Spaniards, mostly young people and students, followed this recipe. They even renamed their movement Los Indignados – after Hessel's book. But it's tough to see what they've accomplished, two years on. Austerity here moves full steam ahead, with more drastic cuts to education and healthcare. Unemployment is at 55 percent for the young, and rising.
Which is in part why Hessel's Spanish book editor, Ramon Perello, thought a little pep talk might boost morale. He says late last year he suggested Hessel pen something specifically for Spaniards. Hessel accepted, he said, delighted.
"Hessel had been pleasantly surprised by the impact his bestseller had on the protest movement in Spain," he said. "He always had a warm spot for Spain, its struggle during its Civil War, and during the years of the Franco dictatorship."

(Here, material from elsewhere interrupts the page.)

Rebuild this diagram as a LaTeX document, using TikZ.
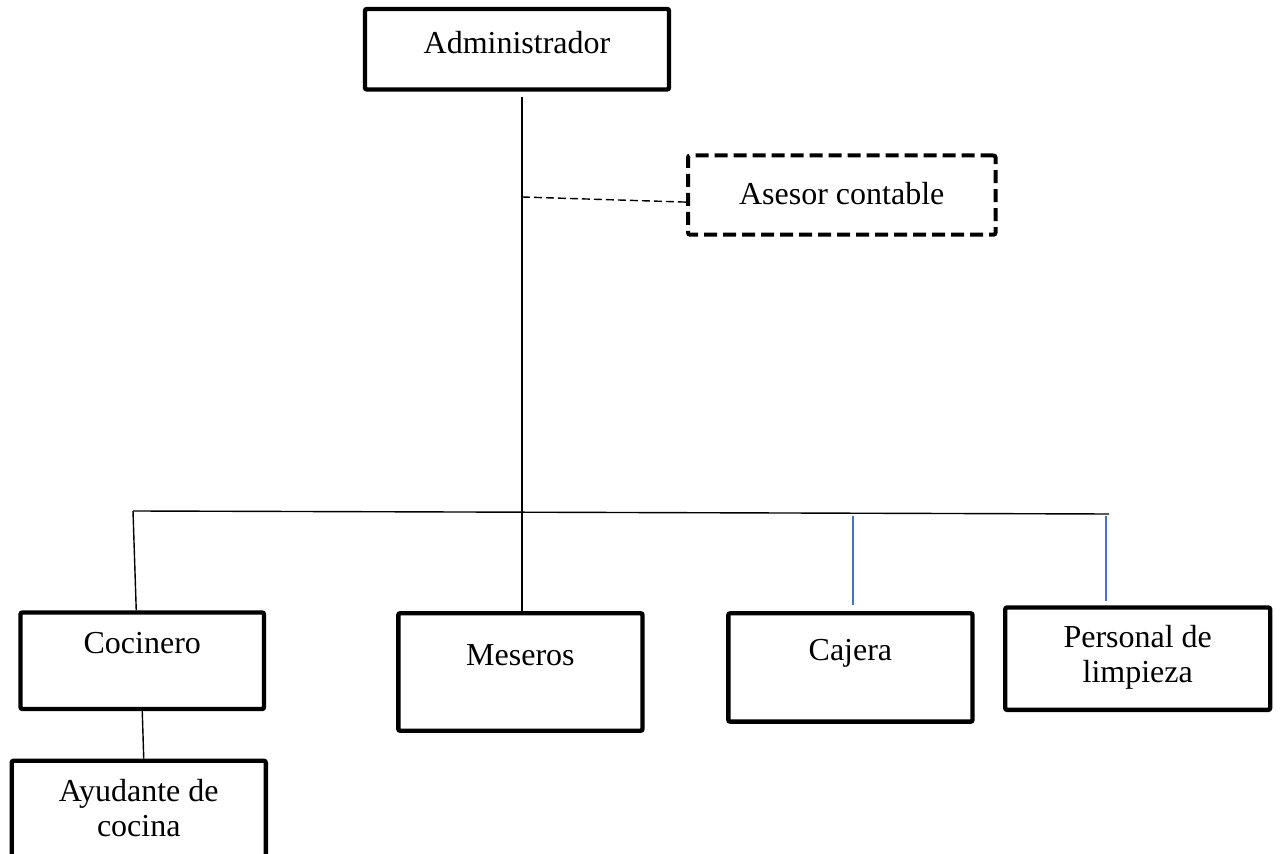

Hessel himself was no stranger to hardship. He was born in Germany but moved to France, where he became a resistance fighter during World War II. He was caught, and sent to a concentration camp, barely escaping execution. Later, he became a French diplomat, and helped write the United Nations Universal Declaration of Human Rights. His posthumous book is titled: "Don't Give Up: In the Trenches with the Spanish for Liberty and Progress."
His editor, Perello, said the book is a further call to resistance, and infused with Hessel's undying optimism.
"It's a rigorous update," he said, "taking into consideration these last two years of crisis. And it's a new call to non-violent protest against the dictatorship of the financial markets."
Perello said it exhorts people to reclaim the political process, to reestablish real democracy in Spain. He's betting this will resonate today in Spain, which not only remains deeply mired in recession but is being battered by hundreds of political corruption scandals. Perello said Hessel gets very specific on what he thinks Spain, led by conservative Prime Minister Mariano Rajoy, is doing wrong.
Yet, his final political testament contains the same core message as his earlier work.
"The greater and greater difference between the very wealthy and the very poor," he said back in our 2010 interview, "these problems are sufficiently important for us to be indignant, or to be outraged, or angry."
Hessel's book for Spaniards, "Don't Give Up," was supposed to come out in May, to coincide with the two-year anniversary of the Indignados movement here. But the author's death this week has the publisher, Ediciones Destino, rushing to print as fast as it can. The book is due out in two weeks.